Published on October 12th, 2007 | by Stephanie Evans1
Hydrogen Fuel Cells
The concept behind fuel cells has been around since 1839, but the first working fuel cell wasn’t built until 1843 when Sir William Robert Grove undertook the project. Fuel cells work much like a battery, in that energy is created through a chemical reaction.
Both fuel cells and batteries are called electrochemical energy conversion devices. The difference between the two is that a battery stores its chemicals inside of its casing. Eventually, a battery will require a recharge or it simply goes dead. Fuel cells, on the other hand, require a constant stream of chemicals in order to produce energy. As long as there is that steady flow of chemicals sparking a reaction, the cell produces and electrical charge. Basically, fuel cells never needs a recharge and they never go dead.

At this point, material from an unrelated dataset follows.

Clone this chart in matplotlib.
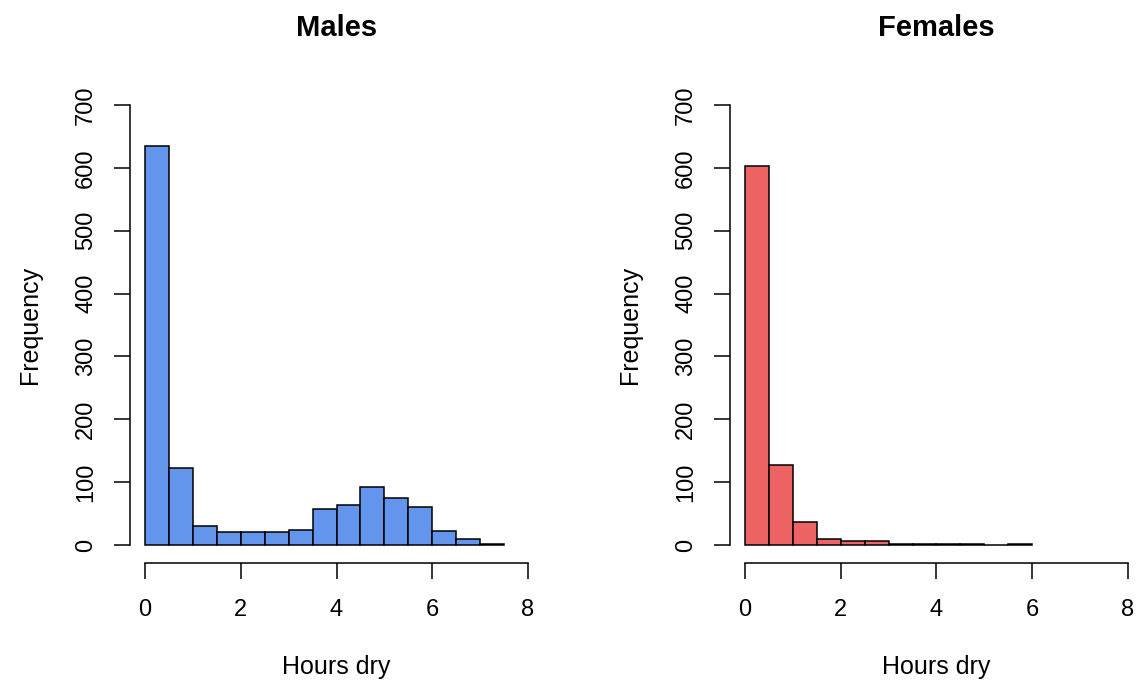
import numpy as np
import matplotlib.pyplot as plt

plt.rcParams['font.family'] = ['Liberation Sans', 'DejaVu Sans']

# histogram counts per half-hour bin
male_edges = np.arange(0, 8.0, 0.5)
male_counts = [635, 123, 30, 21, 20, 20, 24, 57, 64, 92, 75, 60, 23, 10, 2]

female_edges = np.arange(0, 6.5, 0.5)
female_counts = [603, 128, 36, 10, 7, 6, 2, 1, 2, 1, 0, 1]

x_ticks = [0, 2, 4, 6, 8]
y_ticks = [0, 100, 200, 300, 400, 500, 600, 700]

fig = plt.figure(figsize=(11.41, 6.84), dpi=100)

panels = [
    (0.1137, "Males", male_edges, male_counts, "#6495ED"),
    (0.6395, "Females", female_edges, female_counts, "#EE6363"),
]

for left, title, edges, counts, color in panels:
    ax = fig.add_axes([left, 0.1775, 0.3625, 0.6947])
    ax.bar(edges[:-1], counts, width=0.5, align='edge', color=color,
           edgecolor='black', linewidth=1.1)
    ax.set_xlim(-0.32, 8.32)
    ax.set_ylim(-28, 728)
    for s in ['top', 'right']:
        ax.spines[s].set_visible(False)
    ax.spines['left'].set_bounds(0, 700)
    ax.spines['bottom'].set_bounds(0, 8)
    ax.spines['left'].set_linewidth(1.1)
    ax.spines['bottom'].set_linewidth(1.1)
    ax.set_xticks(x_ticks)
    ax.set_yticks(y_ticks)
    ax.set_yticklabels([str(v) for v in y_ticks], rotation=90, va='center')
    ax.tick_params(length=11.5, width=1.1, labelsize=17)
    ax.tick_params(axis='x', pad=15)
    ax.tick_params(axis='y', pad=12)
    ax.set_xlabel("Hours dry", fontsize=18, labelpad=24)
    ax.set_ylabel("Frequency", fontsize=18, labelpad=24)
    ax.set_title(title, fontsize=21, fontweight='bold', pad=37)

plt.savefig("out.png", dpi=100)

Fears of leaky battery acid plagued most of us in our childhood days. No need to worry when it comes to fuel cell chemicals. The most common chemicals used in fuel cell technology are hydrogen and oxygen. Electricity is created when these molecules are forced together in the cell itself. Thinking back to your high school chemistry class: What do we get when the number of hydrogen atoms and oxygen atoms are just right? Water. Unlike combustion engines that emit greenhouse gases and other pollutants, the by product of hydrogen fuel cells is water.
Although this technology has been around for over 150 years, it is still costly to produce cells that can provide an automobile with enough energy to replace the combustion engine. However, the Advanced Energy Initiative of 2006 pledged to make hydrogen fuel cell vehicles cost effective by the year 2020.